**What is required:** Find each line with the word "this" and say how many there are, nothing else.

**Input records:**
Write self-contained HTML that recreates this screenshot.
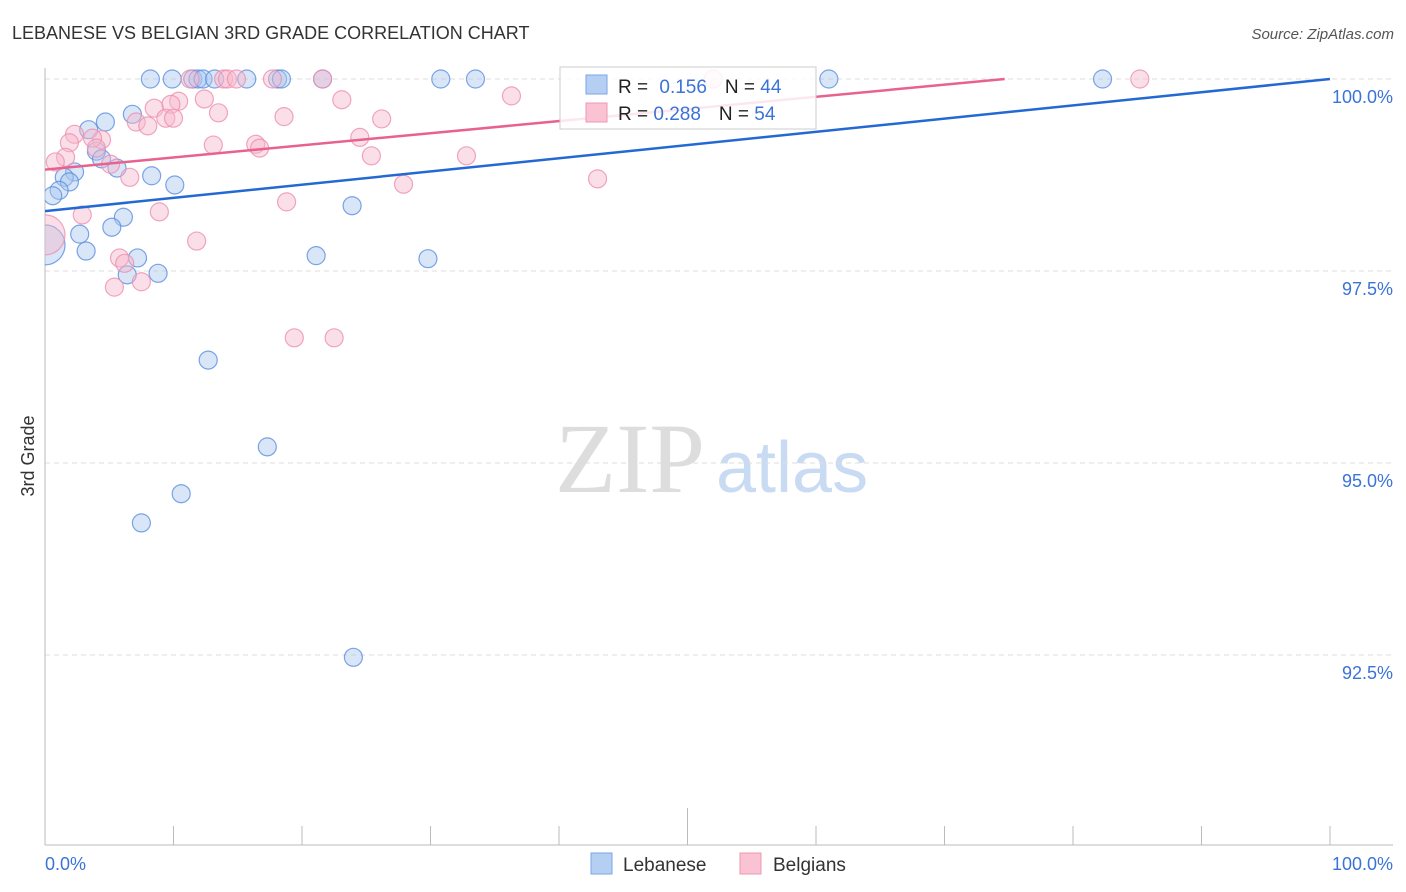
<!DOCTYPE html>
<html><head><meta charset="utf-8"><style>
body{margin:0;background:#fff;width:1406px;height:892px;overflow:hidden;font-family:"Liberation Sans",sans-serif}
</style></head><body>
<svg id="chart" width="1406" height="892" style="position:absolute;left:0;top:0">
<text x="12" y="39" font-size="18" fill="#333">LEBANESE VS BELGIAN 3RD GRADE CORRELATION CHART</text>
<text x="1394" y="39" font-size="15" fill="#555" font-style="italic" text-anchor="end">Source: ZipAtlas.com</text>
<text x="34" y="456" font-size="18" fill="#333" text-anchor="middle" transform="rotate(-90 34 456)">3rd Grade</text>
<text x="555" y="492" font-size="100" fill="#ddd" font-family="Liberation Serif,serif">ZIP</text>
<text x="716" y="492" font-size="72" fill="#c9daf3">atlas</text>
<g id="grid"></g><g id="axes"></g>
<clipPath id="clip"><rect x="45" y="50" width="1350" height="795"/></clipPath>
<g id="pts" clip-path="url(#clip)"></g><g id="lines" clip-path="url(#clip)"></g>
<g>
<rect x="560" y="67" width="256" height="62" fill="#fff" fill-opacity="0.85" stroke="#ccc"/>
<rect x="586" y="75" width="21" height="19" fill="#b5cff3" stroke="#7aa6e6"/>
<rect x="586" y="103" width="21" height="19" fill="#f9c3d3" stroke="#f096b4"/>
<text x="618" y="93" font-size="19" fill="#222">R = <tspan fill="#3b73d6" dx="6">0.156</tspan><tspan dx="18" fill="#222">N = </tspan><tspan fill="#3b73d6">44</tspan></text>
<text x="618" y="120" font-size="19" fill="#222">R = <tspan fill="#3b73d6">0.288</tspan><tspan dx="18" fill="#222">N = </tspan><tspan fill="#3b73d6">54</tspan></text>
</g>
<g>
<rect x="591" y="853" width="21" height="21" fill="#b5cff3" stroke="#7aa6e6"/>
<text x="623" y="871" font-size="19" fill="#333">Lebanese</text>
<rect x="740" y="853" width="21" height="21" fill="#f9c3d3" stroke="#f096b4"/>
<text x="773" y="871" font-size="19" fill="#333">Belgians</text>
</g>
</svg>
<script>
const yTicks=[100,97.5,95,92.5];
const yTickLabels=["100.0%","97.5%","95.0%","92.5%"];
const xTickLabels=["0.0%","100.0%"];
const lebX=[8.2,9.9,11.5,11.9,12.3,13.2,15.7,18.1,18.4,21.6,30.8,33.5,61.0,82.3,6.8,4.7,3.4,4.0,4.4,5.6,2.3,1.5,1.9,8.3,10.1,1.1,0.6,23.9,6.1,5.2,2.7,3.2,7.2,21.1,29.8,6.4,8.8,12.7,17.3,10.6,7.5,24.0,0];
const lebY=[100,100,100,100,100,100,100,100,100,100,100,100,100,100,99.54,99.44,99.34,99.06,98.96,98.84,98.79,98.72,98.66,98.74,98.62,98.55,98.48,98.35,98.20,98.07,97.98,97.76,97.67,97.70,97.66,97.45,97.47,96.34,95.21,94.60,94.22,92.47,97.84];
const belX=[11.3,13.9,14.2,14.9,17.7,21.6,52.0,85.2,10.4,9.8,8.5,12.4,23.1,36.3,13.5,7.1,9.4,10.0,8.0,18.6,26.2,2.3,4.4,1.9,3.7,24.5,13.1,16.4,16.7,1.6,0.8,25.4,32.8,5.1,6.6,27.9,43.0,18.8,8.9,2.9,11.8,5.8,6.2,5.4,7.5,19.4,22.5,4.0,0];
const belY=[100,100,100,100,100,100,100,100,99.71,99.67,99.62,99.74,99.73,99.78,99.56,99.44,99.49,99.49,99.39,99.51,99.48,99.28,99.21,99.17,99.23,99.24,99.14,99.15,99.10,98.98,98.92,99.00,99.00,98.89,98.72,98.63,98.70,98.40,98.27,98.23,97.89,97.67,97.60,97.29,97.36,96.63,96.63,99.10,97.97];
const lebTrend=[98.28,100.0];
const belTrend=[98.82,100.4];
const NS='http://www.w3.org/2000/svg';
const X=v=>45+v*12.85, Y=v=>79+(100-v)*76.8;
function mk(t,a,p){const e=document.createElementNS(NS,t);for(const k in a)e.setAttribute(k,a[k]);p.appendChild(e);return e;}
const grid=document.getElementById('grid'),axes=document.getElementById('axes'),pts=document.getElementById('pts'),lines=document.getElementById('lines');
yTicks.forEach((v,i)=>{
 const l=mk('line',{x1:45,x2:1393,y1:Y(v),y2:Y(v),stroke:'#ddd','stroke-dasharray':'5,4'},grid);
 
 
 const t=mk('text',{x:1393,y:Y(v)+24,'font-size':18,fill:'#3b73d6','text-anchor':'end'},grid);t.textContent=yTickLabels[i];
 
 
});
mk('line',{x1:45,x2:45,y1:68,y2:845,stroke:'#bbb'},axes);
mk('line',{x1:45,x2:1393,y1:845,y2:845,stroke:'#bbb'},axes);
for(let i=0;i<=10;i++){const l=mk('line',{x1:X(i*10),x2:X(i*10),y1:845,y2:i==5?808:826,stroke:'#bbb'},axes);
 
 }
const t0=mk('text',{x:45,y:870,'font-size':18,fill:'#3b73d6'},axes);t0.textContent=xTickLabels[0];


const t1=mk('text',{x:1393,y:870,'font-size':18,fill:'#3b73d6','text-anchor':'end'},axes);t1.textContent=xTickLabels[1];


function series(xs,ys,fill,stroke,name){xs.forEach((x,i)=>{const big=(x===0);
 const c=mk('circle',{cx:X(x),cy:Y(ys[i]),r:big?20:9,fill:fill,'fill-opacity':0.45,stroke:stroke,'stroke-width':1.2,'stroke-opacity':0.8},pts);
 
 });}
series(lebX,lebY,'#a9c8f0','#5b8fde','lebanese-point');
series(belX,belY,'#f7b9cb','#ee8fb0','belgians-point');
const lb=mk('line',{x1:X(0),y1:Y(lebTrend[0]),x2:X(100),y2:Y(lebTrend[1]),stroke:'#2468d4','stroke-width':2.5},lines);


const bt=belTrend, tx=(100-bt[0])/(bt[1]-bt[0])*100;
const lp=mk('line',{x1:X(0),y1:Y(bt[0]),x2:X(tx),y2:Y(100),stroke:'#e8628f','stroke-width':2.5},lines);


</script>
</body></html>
...
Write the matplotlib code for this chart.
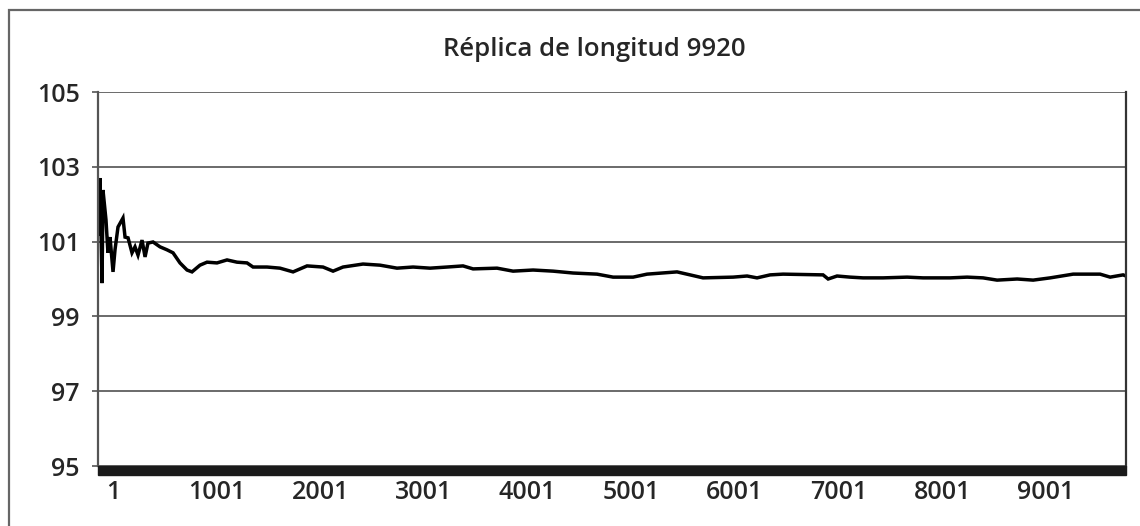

**Reply to the exercise:** 2